*GOAL*: Pick out each line of the records that includes the string "with", and copy it.

*DATA PROVIDED*:
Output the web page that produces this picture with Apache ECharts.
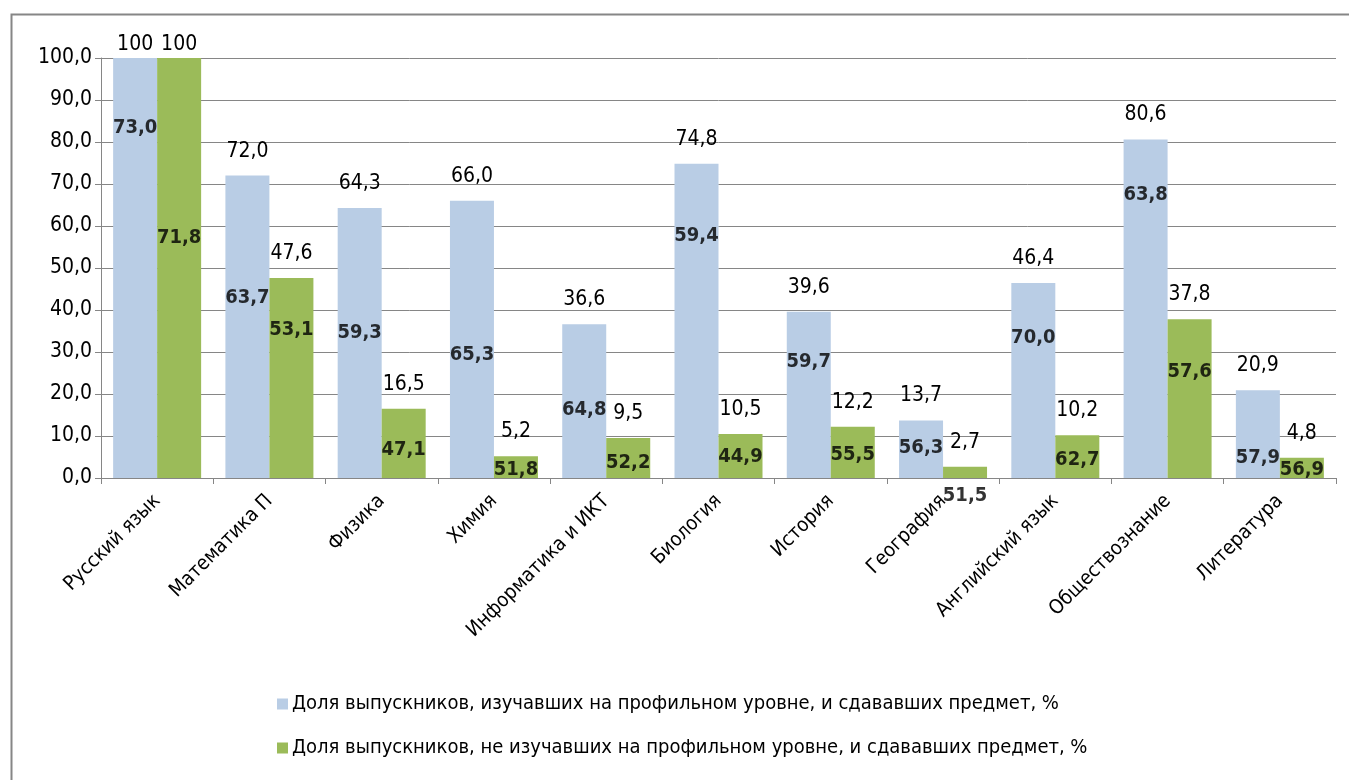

...

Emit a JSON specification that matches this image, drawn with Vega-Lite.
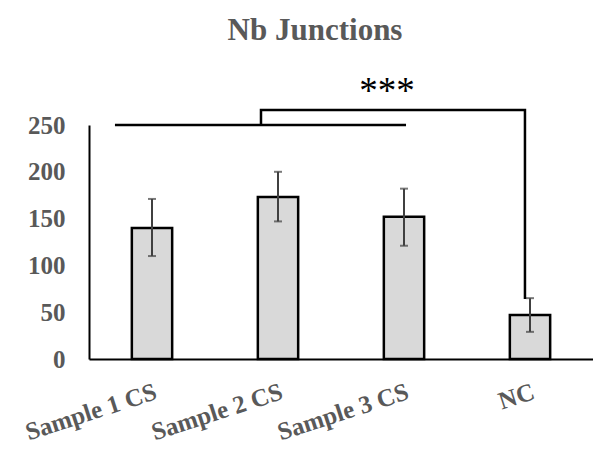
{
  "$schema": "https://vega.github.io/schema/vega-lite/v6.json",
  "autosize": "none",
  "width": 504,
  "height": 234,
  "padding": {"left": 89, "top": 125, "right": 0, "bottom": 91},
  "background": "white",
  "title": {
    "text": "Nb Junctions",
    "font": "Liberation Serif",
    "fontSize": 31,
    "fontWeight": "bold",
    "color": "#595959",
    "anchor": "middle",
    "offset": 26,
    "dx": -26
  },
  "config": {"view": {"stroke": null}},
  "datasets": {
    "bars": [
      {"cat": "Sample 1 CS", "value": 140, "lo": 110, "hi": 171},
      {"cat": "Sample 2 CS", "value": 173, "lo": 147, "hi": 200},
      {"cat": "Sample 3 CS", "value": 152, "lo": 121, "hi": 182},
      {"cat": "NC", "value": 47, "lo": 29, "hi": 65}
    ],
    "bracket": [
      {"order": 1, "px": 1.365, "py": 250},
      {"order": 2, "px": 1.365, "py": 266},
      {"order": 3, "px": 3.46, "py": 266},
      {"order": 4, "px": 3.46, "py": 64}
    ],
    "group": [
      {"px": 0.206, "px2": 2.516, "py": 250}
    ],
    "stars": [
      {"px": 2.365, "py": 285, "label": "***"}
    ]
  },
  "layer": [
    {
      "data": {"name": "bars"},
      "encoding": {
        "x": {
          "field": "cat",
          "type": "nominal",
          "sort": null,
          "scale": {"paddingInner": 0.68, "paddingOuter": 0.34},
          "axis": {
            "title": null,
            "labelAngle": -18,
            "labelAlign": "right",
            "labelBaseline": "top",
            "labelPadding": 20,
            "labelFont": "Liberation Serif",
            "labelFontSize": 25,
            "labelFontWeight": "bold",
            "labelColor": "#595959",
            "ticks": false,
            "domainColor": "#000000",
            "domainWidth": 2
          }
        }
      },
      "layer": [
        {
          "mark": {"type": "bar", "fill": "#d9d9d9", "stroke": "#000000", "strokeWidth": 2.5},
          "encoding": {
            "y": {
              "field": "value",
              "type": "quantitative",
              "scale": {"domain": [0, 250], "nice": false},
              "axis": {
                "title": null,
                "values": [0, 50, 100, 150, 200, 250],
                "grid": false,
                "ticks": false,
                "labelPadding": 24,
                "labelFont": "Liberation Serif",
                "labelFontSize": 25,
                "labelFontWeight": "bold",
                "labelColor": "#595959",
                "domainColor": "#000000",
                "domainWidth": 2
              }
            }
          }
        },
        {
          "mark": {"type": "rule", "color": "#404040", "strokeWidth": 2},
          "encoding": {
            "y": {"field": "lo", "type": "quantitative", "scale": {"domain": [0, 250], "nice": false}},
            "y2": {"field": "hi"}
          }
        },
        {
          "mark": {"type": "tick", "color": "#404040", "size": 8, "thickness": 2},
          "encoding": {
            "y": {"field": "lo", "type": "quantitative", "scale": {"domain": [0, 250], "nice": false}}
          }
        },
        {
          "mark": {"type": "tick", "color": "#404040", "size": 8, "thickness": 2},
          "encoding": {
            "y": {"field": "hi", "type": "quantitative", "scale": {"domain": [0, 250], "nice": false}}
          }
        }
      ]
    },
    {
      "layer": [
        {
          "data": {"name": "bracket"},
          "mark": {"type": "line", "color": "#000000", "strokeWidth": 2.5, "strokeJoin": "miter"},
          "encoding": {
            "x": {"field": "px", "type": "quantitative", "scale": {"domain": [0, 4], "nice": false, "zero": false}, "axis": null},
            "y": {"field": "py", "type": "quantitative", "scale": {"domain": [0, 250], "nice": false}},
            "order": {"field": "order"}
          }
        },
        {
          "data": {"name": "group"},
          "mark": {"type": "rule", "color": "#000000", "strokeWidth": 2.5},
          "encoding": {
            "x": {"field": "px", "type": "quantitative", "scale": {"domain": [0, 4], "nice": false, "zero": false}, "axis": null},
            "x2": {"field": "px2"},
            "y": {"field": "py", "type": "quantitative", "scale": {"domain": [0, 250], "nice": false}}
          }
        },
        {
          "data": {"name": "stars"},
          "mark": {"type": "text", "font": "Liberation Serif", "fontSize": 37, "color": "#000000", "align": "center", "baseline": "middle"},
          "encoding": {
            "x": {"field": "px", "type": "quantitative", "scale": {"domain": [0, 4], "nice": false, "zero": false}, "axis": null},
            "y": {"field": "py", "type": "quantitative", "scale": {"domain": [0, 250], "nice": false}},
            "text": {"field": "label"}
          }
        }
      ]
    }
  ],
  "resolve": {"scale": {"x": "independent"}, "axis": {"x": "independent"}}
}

*ANSWER TO THE EXERCISE*:
Output the web page that produces this picture with Apache ECharts.
Emit a JSON specification that matches this image, drawn with Vega-Lite.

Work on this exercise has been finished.